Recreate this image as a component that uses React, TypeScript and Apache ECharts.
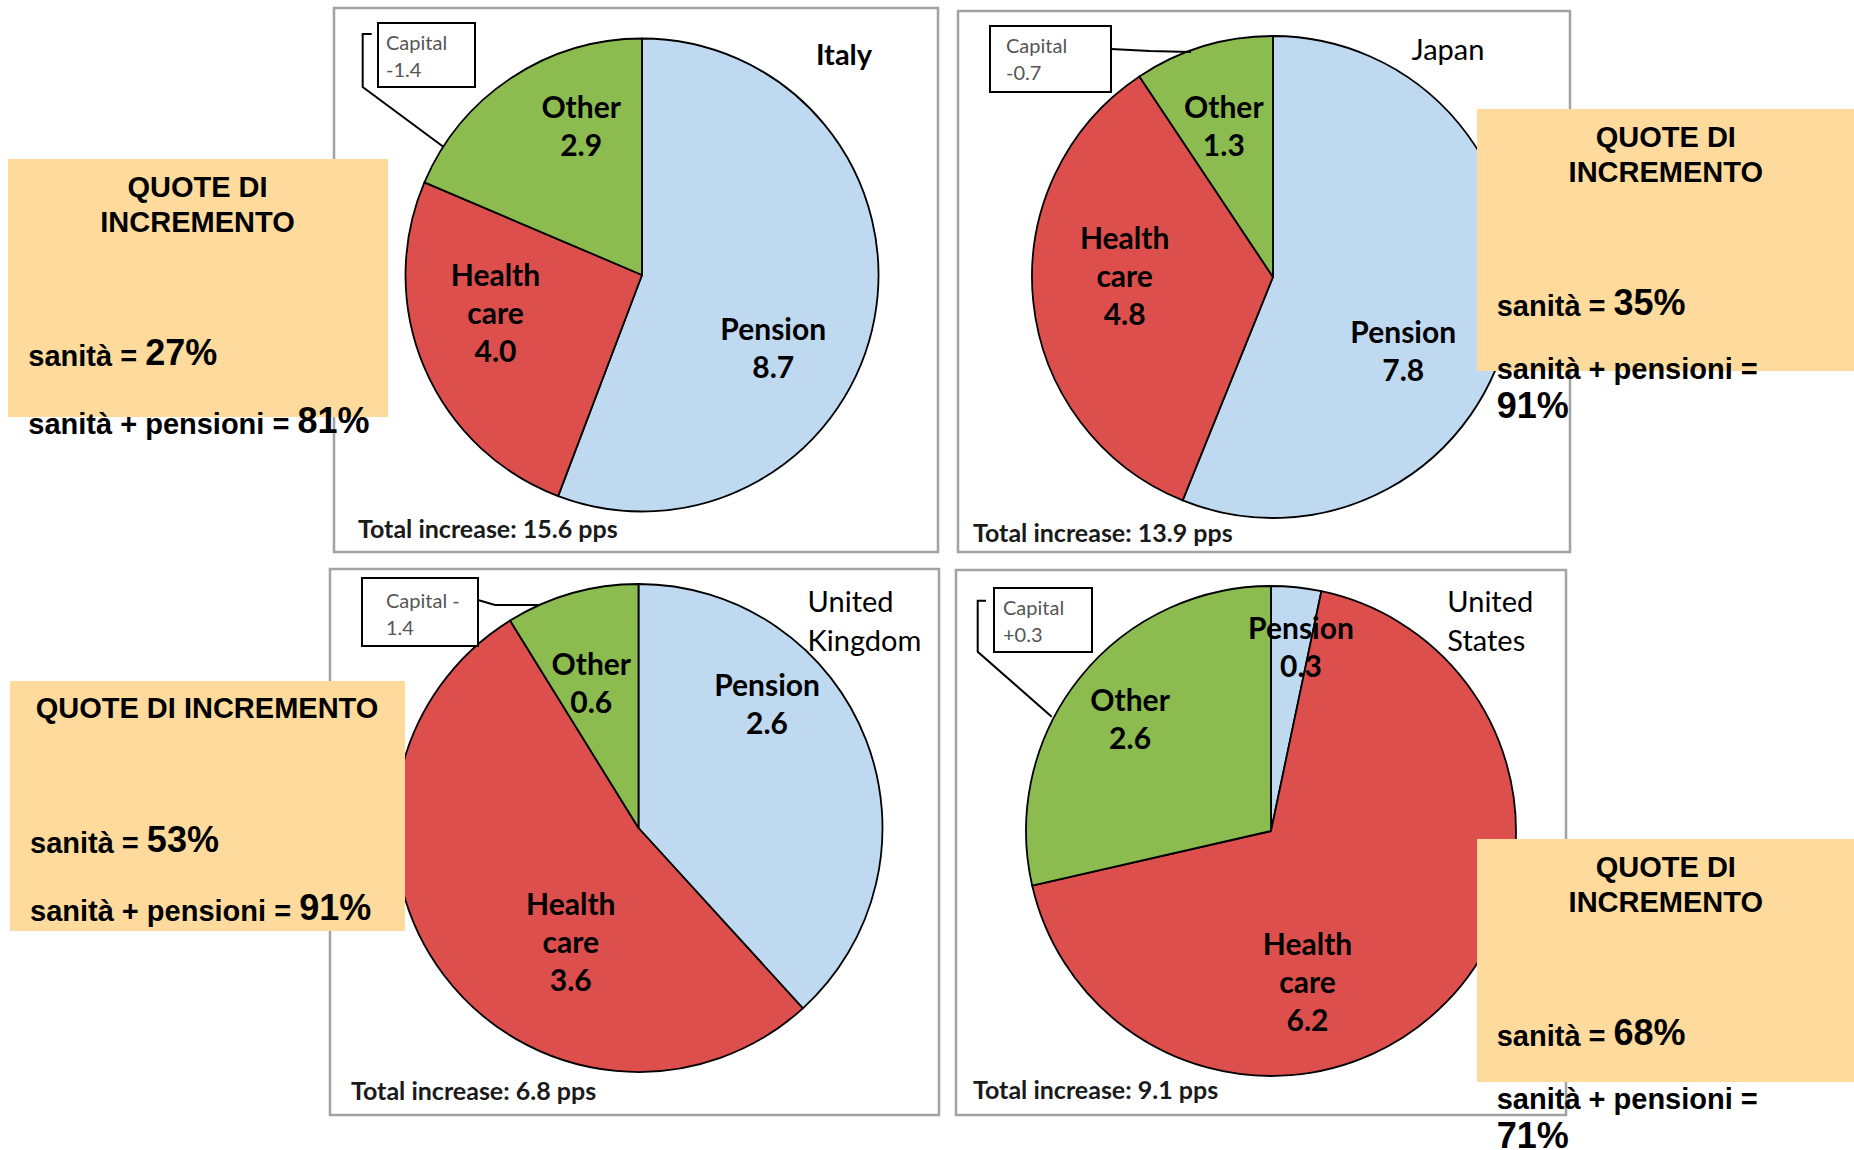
import React, { useEffect, useRef } from 'react';
import * as echarts from 'echarts';

// Slices of each pie (increase in spending, percentage points of GDP)
const sliceNames = ['Pension', 'Health care', 'Other'];
const italyValues = [8.7, 4.0, 2.9];
const japanValues = [7.8, 4.8, 1.3];
const ukValues = [2.6, 3.6, 0.6];
const usValues = [0.3, 6.2, 2.6];

// Country titles and capital call-outs
const countryTitles = ['Italy', 'Japan', 'United\nKingdom', 'United\nStates'];
const capitalLabels = ['Capital\n-1.4', 'Capital\n-0.7', 'Capital -\n1.4', 'Capital\n+0.3'];

// Shares shown in the note boxes (%)
const healthShare = [27, 35, 53, 68];
const healthPensionShare = [81, 91, 91, 71];

const sliceColors = ['#BFD9F1', '#DD4F4D', '#8CBB4F'];
const noteFill = '#FEDB9C';
const calibriLike = 'Lato, "Open Sans", sans-serif';
const arialLike = '"Liberation Sans", Arial, sans-serif';

type Panel = {
  values: number[];
  frame: [number, number, number, number];
  center: [number, number];
  radius: number;
  title: { x: number; y: number; align: string; bold: boolean };
  total: [number, number];
  capBox: [number, number, number, number];
  capText: [number, number];
  leader: number[][];
  labelOffsets: number[][];
};

const panels: Panel[] = [
  {
    values: italyValues,
    frame: [334, 8, 604, 544],
    center: [642, 275],
    radius: 236.5,
    title: { x: 844, y: 53, align: 'center', bold: true },
    total: [358, 528],
    capBox: [378, 23, 97, 64],
    capText: [386, 55],
    leader: [[371.7, 34], [362.7, 34], [362.7, 87], [443.3, 146.7]],
    labelOffsets: [[12, 50], [-35, -11], [6, -49]],
  },
  {
    values: japanValues,
    frame: [958, 11, 612, 541],
    center: [1273, 277],
    radius: 241,
    title: { x: 1448, y: 48.5, align: 'center', bold: false },
    total: [973, 532],
    capBox: [990, 26, 121, 66],
    capText: [1006, 58],
    leader: [[1111, 49], [1150, 51], [1191, 52]],
    labelOffsets: [[9, 49.6], [-25.5, -15], [-13.4, -34]],
  },
  {
    values: ukValues,
    frame: [330, 569, 609, 546],
    center: [638.5, 828],
    radius: 244,
    title: { x: 807.6, y: 620, align: 'left', bold: false },
    total: [351, 1090],
    capBox: [362, 578, 116, 68],
    capText: [386, 613],
    leader: [[478, 600], [495, 605], [540, 605]],
    labelOffsets: [[12, -80], [32, 37.4], [-13, -25.5]],
  },
  {
    values: usValues,
    frame: [956, 570, 610, 545],
    center: [1271, 831],
    radius: 245,
    title: { x: 1447.3, y: 620, align: 'left', bold: false },
    total: [973, 1089],
    capBox: [994, 588, 98, 64],
    capText: [1003, 620],
    leader: [[986, 600.7], [977.7, 600.7], [977.7, 651.7], [1051.7, 716.7]],
    labelOffsets: [[17, -60], [-53, 61.7], [-42.8, -35.1]],
  },
];

// Note boxes: [x, y, w, h], heading layout and text anchors
const notes = [
  { box: [8, 159, 380, 258], heading: 'QUOTE DI\nINCREMENTO', headX: 197.5, headY: 204, textX: 28.3, line1: 363.3, line2: 431.7, wrap: false },
  { box: [1477, 109, 377, 262], heading: 'QUOTE DI\nINCREMENTO', headX: 1665.8, headY: 154, textX: 1496.7, line1: 313.3, line2: 376.7, wrap: true },
  { box: [10, 681, 395, 250], heading: 'QUOTE DI INCREMENTO', headX: 207, headY: 708, textX: 30, line1: 850, line2: 918.3, wrap: false },
  { box: [1477, 839, 377, 243], heading: 'QUOTE DI\nINCREMENTO', headX: 1665.8, headY: 884, textX: 1496.7, line1: 1043.3, line2: 1106.7, wrap: true },
];

const noteRich = {
  a: { fontFamily: arialLike, fontWeight: 'bold', fontSize: 29, lineHeight: 40, verticalAlign: 'bottom', fill: '#000' },
  b: { fontFamily: arialLike, fontWeight: 'bold', fontSize: 36, lineHeight: 40, verticalAlign: 'bottom', fill: '#000' },
};

function buildGraphics() {
  const els: any[] = [];
  panels.forEach((p, i) => {
    const [fx, fy, fw, fh] = p.frame;
    els.push({ type: 'rect', z: 0, silent: true, shape: { x: fx, y: fy, width: fw, height: fh }, style: { fill: '#fff', stroke: '#A3A3A3', lineWidth: 2.5 } });
    els.push({
      type: 'text', z: 5, silent: true, x: p.title.x, y: p.title.y,
      style: { text: countryTitles[i], fontFamily: calibriLike, fontWeight: p.title.bold ? 'bold' : 'normal', fontSize: 29, lineHeight: 39, fill: '#000', align: p.title.align, verticalAlign: 'middle' },
    });
    const total = p.values.reduce((s, v) => s + v, 0);
    els.push({
      type: 'text', z: 5, silent: true, x: p.total[0], y: p.total[1],
      style: { text: `Total increase: ${total.toFixed(1)} pps`, fontFamily: calibriLike, fontWeight: 'bold', fontSize: 25, fill: '#1a1a1a', align: 'left', verticalAlign: 'middle' },
    });
    const [bx, by, bw, bh] = p.capBox;
    els.push({ type: 'polyline', z: 5, silent: true, shape: { points: p.leader }, style: { fill: 'none', stroke: '#000', lineWidth: 2 } });
    els.push({ type: 'rect', z: 6, silent: true, shape: { x: bx, y: by, width: bw, height: bh }, style: { fill: '#fff', stroke: '#000', lineWidth: 2 } });
    els.push({
      type: 'text', z: 7, silent: true, x: p.capText[0], y: p.capText[1],
      style: { text: capitalLabels[i], fontFamily: calibriLike, fontSize: 20, lineHeight: 27, fill: '#555', align: 'left', verticalAlign: 'middle' },
    });
  });

  notes.forEach((n, i) => {
    const [x, y, w, h] = n.box;
    els.push({ type: 'rect', z: 20, silent: true, shape: { x, y, width: w, height: h }, style: { fill: noteFill } });
    els.push({
      type: 'text', z: 21, silent: true, x: n.headX, y: n.headY,
      style: { text: n.heading, fontFamily: arialLike, fontWeight: 'bold', fontSize: 29, lineHeight: 35, fill: '#000', align: 'center', verticalAlign: 'middle' },
    });
    els.push({
      type: 'text', z: 21, silent: true, x: n.textX, y: n.line1 + 7,
      style: { text: `{a|sanità = }{b|${healthShare[i]}%}`, rich: noteRich, align: 'left', verticalAlign: 'bottom' },
    });
    const second = n.wrap
      ? `{a|sanità + pensioni =}\n{b|${healthPensionShare[i]}%}`
      : `{a|sanità + pensioni = }{b|${healthPensionShare[i]}%}`;
    els.push({
      type: 'text', z: 21, silent: true, x: n.textX, y: n.line2 - 33,
      style: { text: second, rich: noteRich, align: 'left', verticalAlign: 'top' },
    });
  });
  return els;
}

export default function App() {
  const ref = useRef<HTMLDivElement>(null);

  useEffect(() => {
    if (!ref.current) return;
    const chart = echarts.init(ref.current, undefined, { renderer: 'svg' });
    const option = {
      animation: false,
      backgroundColor: '#ffffff',
      series: panels.map((p) => ({
        type: 'pie',
        center: p.center,
        radius: p.radius,
        startAngle: 90,
        clockwise: true,
        silent: true,
        z: 3,
        emphasis: { disabled: true },
        labelLine: { show: false },
        itemStyle: { borderColor: '#000', borderWidth: 1.8 },
        label: {
          show: true,
          position: 'inside',
          color: '#000',
          fontFamily: calibriLike,
          fontWeight: 'bold',
          fontSize: 30,
          lineHeight: 38,
          formatter: (d: any) => `${String(d.name).replace(' ', '\n')}\n${Number(d.value).toFixed(1)}`,
        },
        data: p.values.map((v, k) => ({
          name: sliceNames[k],
          value: v,
          itemStyle: { color: sliceColors[k] },
          label: { offset: p.labelOffsets[k] },
        })),
      })),
      graphic: { elements: buildGraphics() },
    };
    chart.setOption(option as any);
    return () => chart.dispose();
  }, []);

  return (
    <div
      ref={ref}
      style={{ position: 'absolute', left: 0, top: 0, width: 1854, height: 1150, background: '#fff' }}
    />
  );
}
+ + + +
• TASK DESCRIPTION
Return nothing but the lines running from the start of the data to the line with "import * as echarts from 'echarts';", please, both ends included and no pictures.

• EXPECTED ANSWER
Recreate this image as a component that uses React, TypeScript and Apache ECharts.
import React, { useEffect, useRef } from 'react';
import * as echarts from 'echarts';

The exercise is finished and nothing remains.